Abstract

The law of China and Vietnam has been often ignored or marginalized in mainstream scholarship of comparative law. This is due to three orientalist assumptions, namely: nihilism (lawlessness); instrumentalism (law as a tool for political control without rule of law qualities); and assimilationism (no distinctive legal systems). These assumptions fail to capture the complexity of law in China and Vietnam and fail to place it in a better position in comparative law.
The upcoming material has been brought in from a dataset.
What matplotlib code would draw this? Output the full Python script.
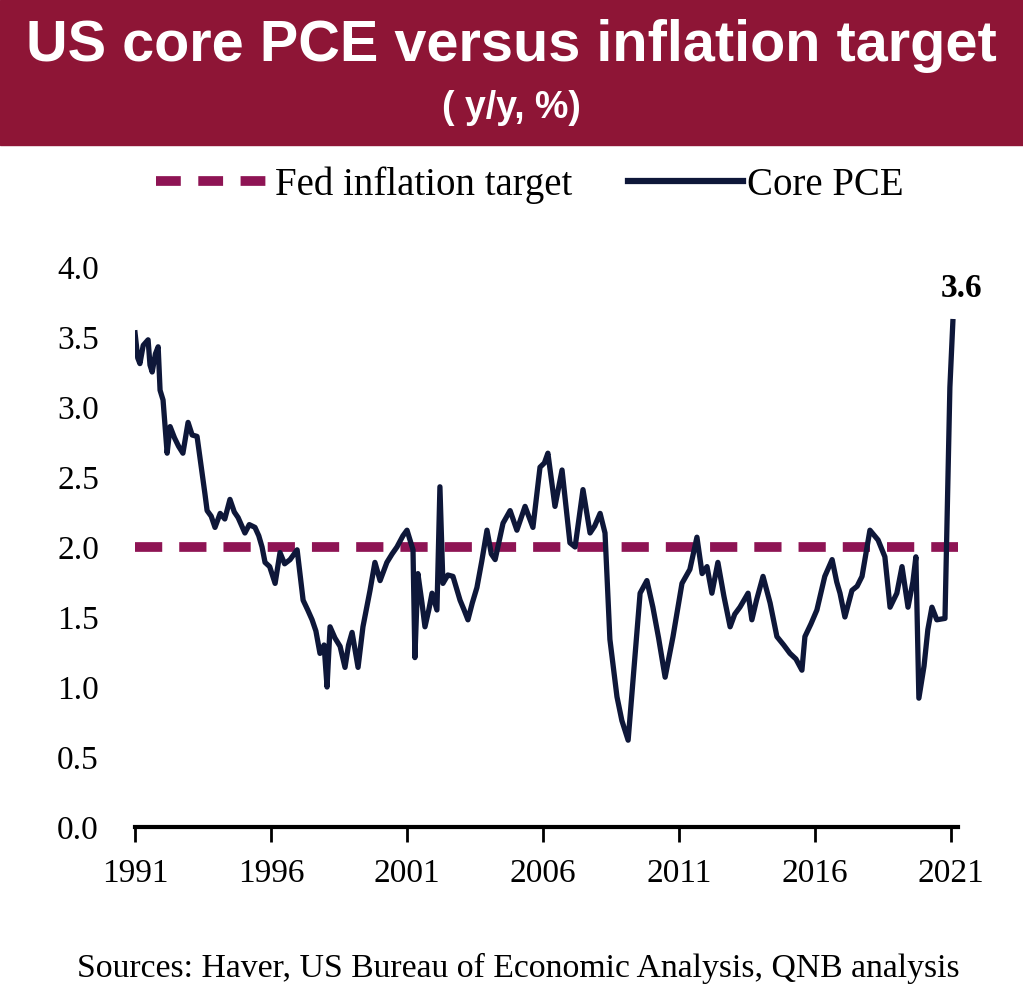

This Article argues that the exploration of the law of China and Vietnam can substantively enrich comparative law scholarship, for the following reasons: first, there are multiple layers of law throughout their legal history, namely chthonic law, Confucian law, civil law, socialist law, and global law; second, the two states have accommodated some forms of the rule of law as a strategic response to the need to consolidate the legitimacy of the socialist regimes; and third, there are distinctive legal systems in these countries, namely the Confucian legal system and the socialist legal system, which are separate from other traditional legal systems (Islamic law, Hindu law, and Buddhist law) and other modern legal systems (civil law and common law). This Article concludes that the study of law in China and Vietnam can make important contributions to: traditional comparative law (functionalism and taxonomy of legal systems); post-modern comparative law (law and ideology, law and politics, law and culture, law and society, and legal pluralism); and global comparative law (legal transplants, global legal diffusion, and law and development).